**EXERCISE BRIEF:** Pictures stay out. Extract the lines below from the first one through the line with "const workforceValues = [79113, 76613, 71152];", both included.

**ENTRIES PROVIDED:**

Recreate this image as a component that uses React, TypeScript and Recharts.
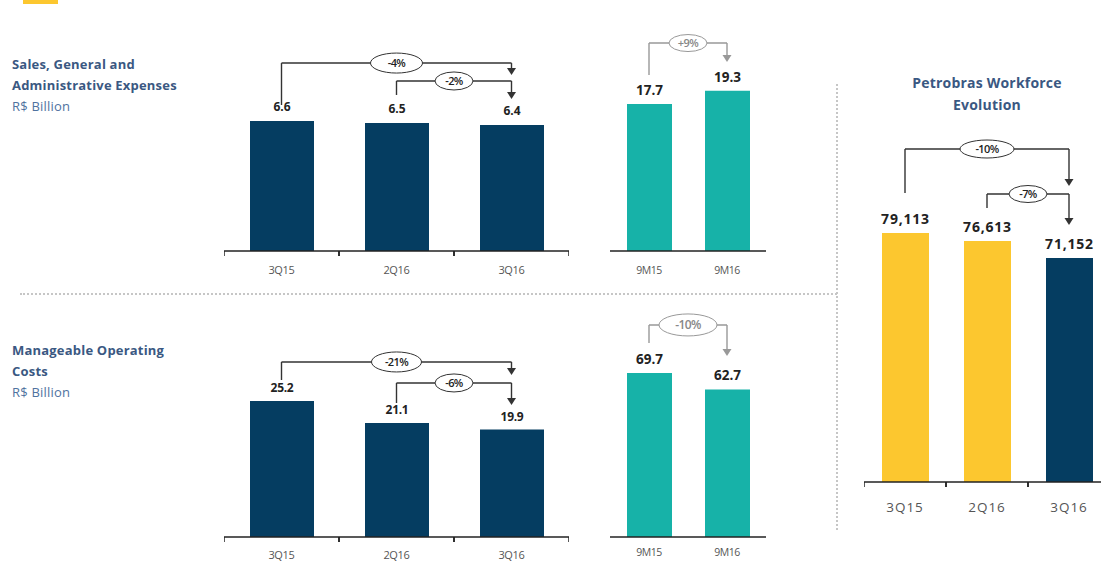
import React from 'react';
import { BarChart, Bar, XAxis, YAxis, Cell, LabelList, ReferenceLine } from 'recharts';

const NAVY = '#053d61';
const TEAL = '#17b2a8';
const YELLOW = '#fcc72f';
const TITLE = '#3a5882';
const SUB = '#4f72a0';
const FONT = '"Open Sans", "DejaVu Sans", sans-serif';

// data
const quarters = ['3Q15', '2Q16', '3Q16'];
const nineMonths = ['9M15', '9M16'];
const sgaQuarterValues = [6.6, 6.5, 6.4];
const sgaNineMonthValues = [17.7, 19.3];
const opexQuarterValues = [25.2, 21.1, 19.9];
const opexNineMonthValues = [69.7, 62.7];
const workforceValues = [79113, 76613, 71152];

const sgaQuarterChanges = ['-4%', '-2%'];
const sgaNineMonthChange = '+9%';
const opexQuarterChanges = ['-21%', '-6%'];
const opexNineMonthChange = '-10%';
const workforceChanges = ['-10%', '-7%'];

type Bracket = {
  from: string;
  to: string;
  label: string;
  start: number; // where the left stem begins (data units)
  level: number; // height of the horizontal part
  end: number; // arrow tip
  rx: number;
  ry: number;
};

const stem = (color: string) => (s: any) => (
  <line x1={s.x1} y1={s.y1} x2={s.x2} y2={s.y2} stroke={color} strokeWidth={1.4} />
);

const arrowStem = (color: string) => (s: any) => (
  <g>
    <line x1={s.x1} y1={s.y1} x2={s.x2} y2={s.y2 - 5} stroke={color} strokeWidth={1.4} />
    <path d={`M${s.x2 - 4.5},${s.y2 - 7} L${s.x2 + 4.5},${s.y2 - 7} L${s.x2},${s.y2} Z`} fill={color} />
  </g>
);

const bridge = (color: string, textColor: string, b: Bracket, fs: number) => (s: any) => {
  const cx = (s.x1 + s.x2) / 2;
  return (
    <g>
      <line x1={s.x1} y1={s.y1} x2={s.x2} y2={s.y2} stroke={color} strokeWidth={1.4} />
      <ellipse cx={cx} cy={s.y1} rx={b.rx} ry={b.ry} fill="#fff" stroke={color} strokeWidth={1} />
      <text x={cx} y={s.y1} dy="0.36em" textAnchor="middle" fontSize={fs} fontFamily={FONT} fill={textColor} fontWeight={600} letterSpacing={-0.6}>
        {b.label}
      </text>
    </g>
  );
};

const AxisTick = (props: any) => {
  const { x, y, payload, bw, marks, fontSize, dy, spacing } = props;
  return (
    <g>
      {marks && <line x1={x - bw / 2} x2={x - bw / 2} y1={y} y2={y + 5} stroke="#222" strokeWidth={1.5} />}
      {marks && <line x1={x + bw / 2} x2={x + bw / 2} y1={y} y2={y + 5} stroke="#222" strokeWidth={1.5} />}
      <text x={x} y={y + dy} textAnchor="middle" fontSize={fontSize} fontFamily={FONT} fill="#555" letterSpacing={spacing}>
        {payload.value}
      </text>
    </g>
  );
};

type PanelProps = {
  left: number;
  top: number;
  width: number;
  baseline: number;
  max: number;
  categories: string[];
  values: number[];
  colors: string[];
  barSize: number;
  brackets: Bracket[];
  bracketColor: string;
  bracketText: string;
  ellipseFont: number;
  valueFont: number;
  valueGap: number;
  valueSpacing: number;
  format: (v: number) => string;
  tickFont: number;
  tickDy: number;
  tickSpacing: number;
  marks: boolean;
};

function Panel(p: PanelProps) {
  const data = p.categories.map((name, i) => ({ name, value: p.values[i] }));
  const axisH = 40;
  const height = p.baseline - p.top + axisH;
  const bw = p.width / p.categories.length;

  return (
    <div style={{ position: 'absolute', left: p.left, top: p.top }}>
      <BarChart width={p.width} height={height} data={data} margin={{ top: 0, right: 0, bottom: 0, left: 0 }}>
        <XAxis
          dataKey="name"
          height={axisH}
          interval={0}
          tickLine={false}
          tickSize={0}
          tickMargin={0}
          axisLine={{ stroke: '#222', strokeWidth: 1.5 }}
          tick={<AxisTick bw={bw} marks={p.marks} fontSize={p.tickFont} dy={p.tickDy} spacing={p.tickSpacing} />}
        />
        <YAxis hide domain={[0, p.max]} allowDataOverflow />
        <Bar dataKey="value" barSize={p.barSize} isAnimationActive={false}>
          {data.map((d, i) => (
            <Cell key={d.name} fill={p.colors[i % p.colors.length]} />
          ))}
          <LabelList
            dataKey="value"
            content={(lp: any) => {
              const vb = lp.viewBox ?? lp;
              return (
                <text
                  x={vb.x + vb.width / 2}
                  y={vb.y - p.valueGap}
                  textAnchor="middle"
                  fontSize={p.valueFont}
                  fontWeight={700}
                  fontFamily={FONT}
                  fill="#222"
                  letterSpacing={p.valueSpacing}
                >
                  {p.format(Number(lp.value))}
                </text>
              );
            }}
          />
        </Bar>
        {p.brackets.flatMap((b, i) => [
          <ReferenceLine
            key={`s${i}`}
            ifOverflow="visible"
            segment={[{ x: b.from, y: b.start }, { x: b.from, y: b.level }]}
            shape={stem(p.bracketColor)}
          />,
          <ReferenceLine
            key={`a${i}`}
            ifOverflow="visible"
            segment={[{ x: b.to, y: b.level }, { x: b.to, y: b.end }]}
            shape={arrowStem(p.bracketColor)}
          />,
          <ReferenceLine
            key={`b${i}`}
            ifOverflow="visible"
            segment={[{ x: b.from, y: b.level }, { x: b.to, y: b.level }]}
            shape={bridge(p.bracketColor, p.bracketText, b, p.ellipseFont)}
          />,
        ])}
      </BarChart>
    </div>
  );
}

const oneDecimal = (v: number) => v.toFixed(1);
const thousands = (v: number) => v.toLocaleString('en-US');

const titleStyle: React.CSSProperties = {
  position: 'absolute',
  fontFamily: FONT,
  fontSize: 13,
  lineHeight: '21px',
  fontWeight: 700,
  color: TITLE,
  letterSpacing: 0.2,
};

export default function App() {
  return (
    <div
      style={{
        position: 'absolute',
        left: 0,
        top: 0,
        width: 1101,
        height: 566,
        overflow: 'hidden',
        background: '#fff',
        fontFamily: FONT,
      }}
    >
      <div style={{ position: 'absolute', left: 23, top: 0, width: 35, height: 4, background: YELLOW }} />

      <div style={{ ...titleStyle, left: 12, top: 54 }}>
        Sales, General and
        <br />
        Administrative Expenses
        <br />
        <span style={{ fontWeight: 400, color: SUB }}>R$ Billion</span>
      </div>

      <div style={{ ...titleStyle, left: 12, top: 340 }}>
        Manageable Operating
        <br />
        Costs
        <br />
        <span style={{ fontWeight: 400, color: SUB }}>R$ Billion</span>
      </div>

      <div style={{ ...titleStyle, left: 887, width: 200, top: 72, fontSize: 14, lineHeight: '22px', textAlign: 'center' }}>
        Petrobras Workforce
        <br />
        Evolution
      </div>

      {/* dotted separators */}
      <div style={{ position: 'absolute', left: 20, top: 293, width: 817, borderTop: '2px dotted #c6c6c6' }} />
      <div style={{ position: 'absolute', left: 836, top: 84, height: 446, borderLeft: '2px dotted #c6c6c6' }} />

      <Panel
        left={224}
        top={40}
        width={345}
        baseline={251}
        max={10.71}
        categories={quarters}
        values={sgaQuarterValues}
        colors={[NAVY]}
        barSize={64}
        brackets={[
          { from: '3Q15', to: '3Q16', label: sgaQuarterChanges[0], start: 7.41, level: 9.54, end: 8.93, rx: 26, ry: 10 },
          { from: '2Q16', to: '3Q16', label: sgaQuarterChanges[1], start: 7.92, level: 8.63, end: 7.72, rx: 19, ry: 9 },
        ]}
        bracketColor="#333"
        bracketText="#222"
        ellipseFont={11}
        valueFont={12}
        valueGap={10}
        valueSpacing={0}
        format={oneDecimal}
        tickFont={11}
        tickDy={23}
        tickSpacing={-0.3}
        marks
      />

      <Panel
        left={610}
        top={30}
        width={156}
        baseline={251}
        max={26.6}
        categories={nineMonths}
        values={sgaNineMonthValues}
        colors={[TEAL]}
        barSize={45}
        brackets={[
          { from: '9M15', to: '9M16', label: sgaNineMonthChange, start: 21.18, level: 25.03, end: 22.74, rx: 19, ry: 8.5 },
        ]}
        bracketColor="#999"
        bracketText="#888"
        ellipseFont={11}
        valueFont={13.5}
        valueGap={9}
        valueSpacing={0}
        format={oneDecimal}
        tickFont={10.5}
        tickDy={23}
        tickSpacing={-0.5}
        marks={false}
      />

      <Panel
        left={224}
        top={340}
        width={345}
        baseline={537}
        max={36.5}
        categories={quarters}
        values={opexQuarterValues}
        colors={[NAVY]}
        barSize={64}
        brackets={[
          { from: '3Q15', to: '3Q16', label: opexQuarterChanges[0], start: 29.09, level: 32.43, end: 30.02, rx: 25, ry: 10 },
          { from: '2Q16', to: '3Q16', label: opexQuarterChanges[1], start: 24.83, level: 28.54, end: 24.46, rx: 19, ry: 9 },
        ]}
        bracketColor="#333"
        bracketText="#222"
        ellipseFont={11}
        valueFont={12}
        valueGap={9}
        valueSpacing={-0.3}
        format={oneDecimal}
        tickFont={11}
        tickDy={22}
        tickSpacing={-0.3}
        marks
      />

      <Panel
        left={610}
        top={300}
        width={156}
        baseline={537}
        max={100.7}
        categories={nineMonths}
        values={opexNineMonthValues}
        colors={[TEAL]}
        barSize={45}
        brackets={[
          { from: '9M15', to: '9M16', label: opexNineMonthChange, start: 82.4, level: 90.1, end: 76.9, rx: 29, ry: 11 },
        ]}
        bracketColor="#999"
        bracketText="#888"
        ellipseFont={12}
        valueFont={13.5}
        valueGap={9}
        valueSpacing={0}
        format={oneDecimal}
        tickFont={10.5}
        tickDy={19}
        tickSpacing={-0.5}
        marks={false}
      />

      <Panel
        left={864}
        top={130}
        width={246}
        baseline={482}
        max={111853}
        categories={quarters}
        values={workforceValues}
        colors={[YELLOW, YELLOW, NAVY]}
        barSize={47}
        brackets={[
          { from: '3Q15', to: '3Q16', label: workforceChanges[0], start: 91833, level: 105815, end: 94058, rx: 27, ry: 9 },
          { from: '2Q16', to: '3Q16', label: workforceChanges[1], start: 87067, level: 91516, end: 81665, rx: 19, ry: 8.5 },
        ]}
        bracketColor="#333"
        bracketText="#222"
        ellipseFont={11}
        valueFont={14}
        valueGap={9}
        valueSpacing={0.8}
        format={thousands}
        tickFont={13.5}
        tickDy={30}
        tickSpacing={1}
        marks
      />
    </div>
  );
}
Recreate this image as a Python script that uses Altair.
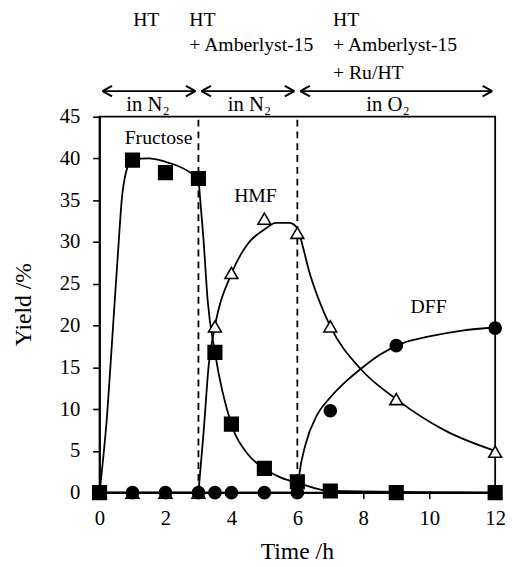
import altair as alt
import pandas as pd

FONT = "Liberation Serif"

# ---- measured points ----
time_h = [0, 1, 2, 3, 3.5, 4, 5, 6, 7, 9, 12]
fructose = [0, 39.8, 38.3, 37.6, 16.8, 8.2, 2.9, 1.3, 0.2, 0, 0]
hmf = [0, 0, 0, 0, 19.9, 26.3, 32.8, 31.1, 19.9, 11.2, 4.9]
dff = [0, 0, 0, 0, 0, 0, 0, 0, 9.8, 17.6, 19.7]

# ---- fitted curves as drawn ----
fru_a_t = [0, 0.23, 0.41, 0.58, 0.67, 0.8, 1.0, 1.5, 2.0, 2.5, 3.0]
fru_a_y = [0, 9.3, 19.9, 29.9, 34.9, 38.3, 39.9, 40.0, 39.6, 38.9, 37.7]
fru_b_t = [3.0, 3.15, 3.28, 3.5, 4.0, 4.5, 5.0, 5.5, 6.0, 7.0, 12.0]
fru_b_y = [37.7, 30.5, 23.0, 16.8, 8.2, 4.6, 2.9, 1.8, 1.2, 0.2, 0]
hmf_a_t = [0, 3]
hmf_a_y = [0, 0]
hmf_b_t = [3, 3.16, 3.31, 3.5, 4, 4.5, 5, 5.35, 5.75, 6, 6.15, 6.35, 6.65, 7, 7.92, 9, 10.5, 12]
hmf_b_y = [0, 7.4, 15.2, 19.9, 26.2, 29.8, 31.5, 32.3, 32.3, 31.7, 29.7, 26.6, 23.1, 19.9, 14.8, 11.2, 7.4, 5.0]
dff_a_t = [0, 6]
dff_a_y = [0, 0]
dff_b_t = [6, 6.05, 6.25, 6.6, 7, 7.5, 7.92, 8.5, 9.2, 10, 11, 12]
dff_b_y = [0, 1.9, 5.8, 9.3, 11.4, 13.4, 14.8, 16.5, 17.9, 18.7, 19.4, 19.8]

# ---- phases ----
phase_start = [0, 3, 6]
phase_end = [3, 6, 12]
phase_gas = ["in N₂", "in N₂", "in O₂"]
phase_gas_x = [1.47, 4.55, 8.75]
dashed_x = [3, 6]
x_tick_values = list(range(0, 13))
y_tick_values = list(range(0, 50, 5))

# ---- tables ----
pts = pd.concat([
    pd.DataFrame({"t": time_h, "y": hmf, "s": "HMF"}),
    pd.DataFrame({"t": time_h, "y": dff, "s": "DFF"}),
    pd.DataFrame({"t": time_h, "y": fructose, "s": "Fructose"}),
], ignore_index=True)
pts["o"] = range(len(pts))

curves = pd.concat([
    pd.DataFrame({"t": fru_a_t, "y": fru_a_y, "seg": "fa"}),
    pd.DataFrame({"t": fru_b_t, "y": fru_b_y, "seg": "fb"}),
    pd.DataFrame({"t": hmf_a_t, "y": hmf_a_y, "seg": "ha"}),
    pd.DataFrame({"t": hmf_b_t, "y": hmf_b_y, "seg": "hb"}),
    pd.DataFrame({"t": dff_a_t, "y": dff_a_y, "seg": "da"}),
    pd.DataFrame({"t": dff_b_t, "y": dff_b_y, "seg": "db"}),
], ignore_index=True)

phases = pd.DataFrame({"start": phase_start, "end": phase_end,
                       "gas": phase_gas, "gx": phase_gas_x})
dashes = pd.DataFrame({"t": dashed_x})
one = pd.DataFrame({"k": [0]})

xscale = alt.Scale(domain=[0, 12], nice=False)
yscale = alt.Scale(domain=[0, 45], nice=False)

X = alt.X("t:Q", scale=xscale, axis=alt.Axis(
    values=x_tick_values, title=None, labelExpr="datum.value % 2 == 0 ? datum.label : ''",
    tickSize=6, labelPadding=9, labelFlush=False, labelOverlap=False, labelFontSize=21))
Y = alt.Y("y:Q", scale=yscale, axis=alt.Axis(
    values=y_tick_values, title=None, tickSize=7, labelPadding=13,
    labelFontSize=21, labelFlush=False))

lines = alt.Chart(curves).mark_line(color="black", strokeWidth=1.8, interpolate="monotone").encode(
    x=X, y=Y, detail="seg:N", order="t:Q")

dash = alt.Chart(dashes).mark_rule(color="black", strokeWidth=1.8, strokeDash=[7, 5]).encode(
    x=alt.X("t:Q", scale=xscale), y=alt.datum(0), y2=alt.datum(45))

points = alt.Chart(pts).mark_point(filled=False, opacity=1, strokeWidth=1.6, stroke="black").encode(
    x=alt.X("t:Q", scale=xscale), y=alt.Y("y:Q", scale=yscale),
    shape=alt.Shape("s:N", scale=alt.Scale(domain=["Fructose", "HMF", "DFF"],
                                           range=["square", "triangle-up", "circle"]), legend=None),
    fill=alt.Fill("s:N", scale=alt.Scale(domain=["Fructose", "HMF", "DFF"],
                                         range=["black", "white", "black"]), legend=None),
    size=alt.Size("s:N", scale=alt.Scale(domain=["Fructose", "HMF", "DFF"],
                                         range=[190, 150, 160]), legend=None),
    order="o:Q")

arrow_y = -26
arrows = alt.Chart(phases).mark_rule(color="black", strokeWidth=2, xOffset=3, x2Offset=-3).encode(
    x=alt.X("start:Q", scale=xscale), x2="end:Q", y=alt.value(arrow_y))
head_l = alt.Chart(phases).mark_point(shape="M0,0L1,-0.55M0,0L1,0.55", filled=False, size=380,
                                      strokeWidth=2, color="black", opacity=1, xOffset=3).encode(
    x=alt.X("start:Q", scale=xscale), y=alt.value(arrow_y))
head_r = alt.Chart(phases).mark_point(shape="M0,0L-1,-0.55M0,0L-1,0.55", filled=False, size=380,
                                      strokeWidth=2, color="black", opacity=1, xOffset=-3).encode(
    x=alt.X("end:Q", scale=xscale), y=alt.value(arrow_y))
gas = alt.Chart(phases).mark_text(font=FONT, fontSize=21, color="black", baseline="alphabetic").encode(
    x=alt.X("gx:Q", scale=xscale), y=alt.value(-6), text="gas:N")


def txt(s, x, ypix, align="left", size=20):
    return alt.Chart(one).mark_text(font=FONT, fontSize=size, color="black",
                                    align=align, baseline="alphabetic").encode(
        x=alt.datum(x, scale=xscale), y=alt.value(ypix), text=alt.value(s))


def lab(s, x, y):
    return alt.Chart(one).mark_text(font=FONT, fontSize=20, color="black",
                                    align="center", baseline="alphabetic").encode(
        x=alt.datum(x, scale=xscale), y=alt.datum(y, scale=yscale), text=alt.value(s))


top = [
    txt("HT", 1.02, -92), txt("HT", 2.72, -92), txt("+ Amberlyst-15", 2.72, -67),
    txt("HT", 7.08, -92), txt("+ Amberlyst-15", 7.08, -67), txt("+ Ru/HT", 7.08, -38),
]
labels = [lab("Fructose", 1.79, 41.7), lab("HMF", 4.73, 34.8), lab("DFF", 9.98, 21.5)]

x_title = alt.Chart(one).mark_text(font=FONT, fontSize=24, color="black", align="center",
                                   baseline="alphabetic", fontWeight="normal").encode(
    x=alt.datum(6, scale=xscale), y=alt.value(449), text=alt.value("Time /h"))
y_title = alt.Chart(one).mark_text(font=FONT, fontSize=24, color="black", align="center",
                                   baseline="alphabetic", angle=270, fontWeight="normal").encode(
    x=alt.value(-70), y=alt.datum(22.5, scale=yscale), text=alt.value("Yield /%"))

chart = alt.layer(lines, dash, points, arrows, head_l, head_r, gas, *top, *labels,
                  x_title, y_title).properties(
    width=402, height=382,
    autosize=alt.AutoSizeParams(type="none"),
    padding={"left": 93, "top": 106, "right": 10, "bottom": 67},
).configure_view(stroke="black", strokeWidth=1.8).configure_axis(
    domainColor="black", domainWidth=1.8, tickColor="black", tickWidth=1.6,
    labelColor="black", labelFont=FONT, grid=False)

chart.save("out.html", embed_options={"renderer": "svg", "actions": False})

**ANSWER IN FULL:**
Recreate this image as a component that uses React, TypeScript and Recharts.
import React from 'react';
import { BarChart, Bar, XAxis, YAxis, Cell, LabelList, ReferenceLine } from 'recharts';

const NAVY = '#053d61';
const TEAL = '#17b2a8';
const YELLOW = '#fcc72f';
const TITLE = '#3a5882';
const SUB = '#4f72a0';
const FONT = '"Open Sans", "DejaVu Sans", sans-serif';

// data
const quarters = ['3Q15', '2Q16', '3Q16'];
const nineMonths = ['9M15', '9M16'];
const sgaQuarterValues = [6.6, 6.5, 6.4];
const sgaNineMonthValues = [17.7, 19.3];
const opexQuarterValues = [25.2, 21.1, 19.9];
const opexNineMonthValues = [69.7, 62.7];
const workforceValues = [79113, 76613, 71152];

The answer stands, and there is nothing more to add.